▶ [STATED PROBLEM]: Your task is to retype the lines from the opening of the material through the line that includes "ax.axvline(0, color='#111111', lw=2.6, zorder=4)". Do not copy the pictures.

----

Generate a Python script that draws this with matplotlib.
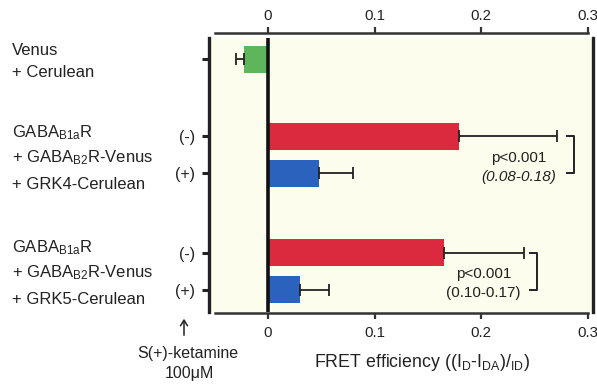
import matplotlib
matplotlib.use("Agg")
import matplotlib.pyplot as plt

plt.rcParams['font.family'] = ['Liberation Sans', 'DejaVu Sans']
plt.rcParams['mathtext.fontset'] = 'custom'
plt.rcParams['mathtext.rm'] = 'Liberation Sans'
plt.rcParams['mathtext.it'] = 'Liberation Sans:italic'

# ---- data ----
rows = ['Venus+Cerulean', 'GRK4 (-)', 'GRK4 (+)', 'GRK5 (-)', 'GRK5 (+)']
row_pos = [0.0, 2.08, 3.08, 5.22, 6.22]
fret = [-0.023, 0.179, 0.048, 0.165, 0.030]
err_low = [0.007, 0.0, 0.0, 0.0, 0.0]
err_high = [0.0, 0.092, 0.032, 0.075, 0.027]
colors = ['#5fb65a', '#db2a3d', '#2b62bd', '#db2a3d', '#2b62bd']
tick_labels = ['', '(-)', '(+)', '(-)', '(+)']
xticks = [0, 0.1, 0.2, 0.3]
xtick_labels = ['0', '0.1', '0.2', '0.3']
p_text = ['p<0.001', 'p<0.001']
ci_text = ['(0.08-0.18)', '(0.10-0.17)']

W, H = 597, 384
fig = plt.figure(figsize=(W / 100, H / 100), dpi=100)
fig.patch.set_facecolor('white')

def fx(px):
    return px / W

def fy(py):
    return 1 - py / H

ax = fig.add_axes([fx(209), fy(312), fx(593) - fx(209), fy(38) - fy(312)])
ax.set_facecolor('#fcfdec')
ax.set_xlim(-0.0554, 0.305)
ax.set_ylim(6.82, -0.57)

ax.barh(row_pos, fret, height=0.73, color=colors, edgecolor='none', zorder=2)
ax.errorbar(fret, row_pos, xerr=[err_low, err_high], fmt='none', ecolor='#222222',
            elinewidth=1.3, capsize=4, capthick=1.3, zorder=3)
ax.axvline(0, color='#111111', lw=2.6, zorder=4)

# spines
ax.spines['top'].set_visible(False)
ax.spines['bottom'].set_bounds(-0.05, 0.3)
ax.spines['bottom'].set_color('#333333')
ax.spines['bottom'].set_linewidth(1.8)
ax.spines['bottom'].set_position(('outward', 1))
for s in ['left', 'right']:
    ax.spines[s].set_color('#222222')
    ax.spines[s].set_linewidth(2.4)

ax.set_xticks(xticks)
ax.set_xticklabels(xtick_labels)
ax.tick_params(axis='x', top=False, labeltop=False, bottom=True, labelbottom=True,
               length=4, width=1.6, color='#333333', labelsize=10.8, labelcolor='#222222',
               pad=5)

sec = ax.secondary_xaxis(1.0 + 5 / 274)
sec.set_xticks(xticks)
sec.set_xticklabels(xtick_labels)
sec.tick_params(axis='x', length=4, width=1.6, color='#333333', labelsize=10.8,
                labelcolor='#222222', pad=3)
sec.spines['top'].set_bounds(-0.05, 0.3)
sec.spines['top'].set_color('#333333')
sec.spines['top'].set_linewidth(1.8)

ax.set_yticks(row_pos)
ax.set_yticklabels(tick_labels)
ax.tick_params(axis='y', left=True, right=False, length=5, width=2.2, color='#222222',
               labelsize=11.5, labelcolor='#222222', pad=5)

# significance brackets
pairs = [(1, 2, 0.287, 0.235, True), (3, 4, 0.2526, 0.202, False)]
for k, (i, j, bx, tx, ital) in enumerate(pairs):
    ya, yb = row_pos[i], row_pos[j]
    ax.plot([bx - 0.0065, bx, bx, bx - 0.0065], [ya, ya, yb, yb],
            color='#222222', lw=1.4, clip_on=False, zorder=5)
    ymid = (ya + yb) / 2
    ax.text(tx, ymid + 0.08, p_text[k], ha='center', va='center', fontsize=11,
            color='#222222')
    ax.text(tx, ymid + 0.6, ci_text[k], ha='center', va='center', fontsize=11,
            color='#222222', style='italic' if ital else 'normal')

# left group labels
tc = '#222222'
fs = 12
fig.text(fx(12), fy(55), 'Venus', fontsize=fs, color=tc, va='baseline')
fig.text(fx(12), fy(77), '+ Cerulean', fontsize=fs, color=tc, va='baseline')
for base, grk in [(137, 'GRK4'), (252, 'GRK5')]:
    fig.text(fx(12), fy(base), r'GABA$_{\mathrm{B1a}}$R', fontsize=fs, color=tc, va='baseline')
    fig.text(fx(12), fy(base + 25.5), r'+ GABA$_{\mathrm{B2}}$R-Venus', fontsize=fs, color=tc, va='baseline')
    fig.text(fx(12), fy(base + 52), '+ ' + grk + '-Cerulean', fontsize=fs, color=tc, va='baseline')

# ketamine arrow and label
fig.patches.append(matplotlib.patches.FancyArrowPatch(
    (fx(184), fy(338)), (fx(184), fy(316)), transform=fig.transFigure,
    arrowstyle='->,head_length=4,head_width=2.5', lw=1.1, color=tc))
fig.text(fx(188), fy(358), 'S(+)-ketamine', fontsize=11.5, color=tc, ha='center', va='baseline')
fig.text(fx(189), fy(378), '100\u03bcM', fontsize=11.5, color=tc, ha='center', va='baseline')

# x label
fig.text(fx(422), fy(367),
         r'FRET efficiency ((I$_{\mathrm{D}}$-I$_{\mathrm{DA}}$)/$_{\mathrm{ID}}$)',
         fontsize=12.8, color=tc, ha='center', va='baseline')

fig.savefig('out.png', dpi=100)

----

▶ [THE SOLUTION]:
Generate a Python script that draws this with matplotlib.
import matplotlib
matplotlib.use("Agg")
import matplotlib.pyplot as plt

plt.rcParams['font.family'] = ['Liberation Sans', 'DejaVu Sans']
plt.rcParams['mathtext.fontset'] = 'custom'
plt.rcParams['mathtext.rm'] = 'Liberation Sans'
plt.rcParams['mathtext.it'] = 'Liberation Sans:italic'

# ---- data ----
rows = ['Venus+Cerulean', 'GRK4 (-)', 'GRK4 (+)', 'GRK5 (-)', 'GRK5 (+)']
row_pos = [0.0, 2.08, 3.08, 5.22, 6.22]
fret = [-0.023, 0.179, 0.048, 0.165, 0.030]
err_low = [0.007, 0.0, 0.0, 0.0, 0.0]
err_high = [0.0, 0.092, 0.032, 0.075, 0.027]
colors = ['#5fb65a', '#db2a3d', '#2b62bd', '#db2a3d', '#2b62bd']
tick_labels = ['', '(-)', '(+)', '(-)', '(+)']
xticks = [0, 0.1, 0.2, 0.3]
xtick_labels = ['0', '0.1', '0.2', '0.3']
p_text = ['p<0.001', 'p<0.001']
ci_text = ['(0.08-0.18)', '(0.10-0.17)']

W, H = 597, 384
fig = plt.figure(figsize=(W / 100, H / 100), dpi=100)
fig.patch.set_facecolor('white')

def fx(px):
    return px / W

def fy(py):
    return 1 - py / H

ax = fig.add_axes([fx(209), fy(312), fx(593) - fx(209), fy(38) - fy(312)])
ax.set_facecolor('#fcfdec')
ax.set_xlim(-0.0554, 0.305)
ax.set_ylim(6.82, -0.57)

ax.barh(row_pos, fret, height=0.73, color=colors, edgecolor='none', zorder=2)
ax.errorbar(fret, row_pos, xerr=[err_low, err_high], fmt='none', ecolor='#222222',
            elinewidth=1.3, capsize=4, capthick=1.3, zorder=3)
ax.axvline(0, color='#111111', lw=2.6, zorder=4)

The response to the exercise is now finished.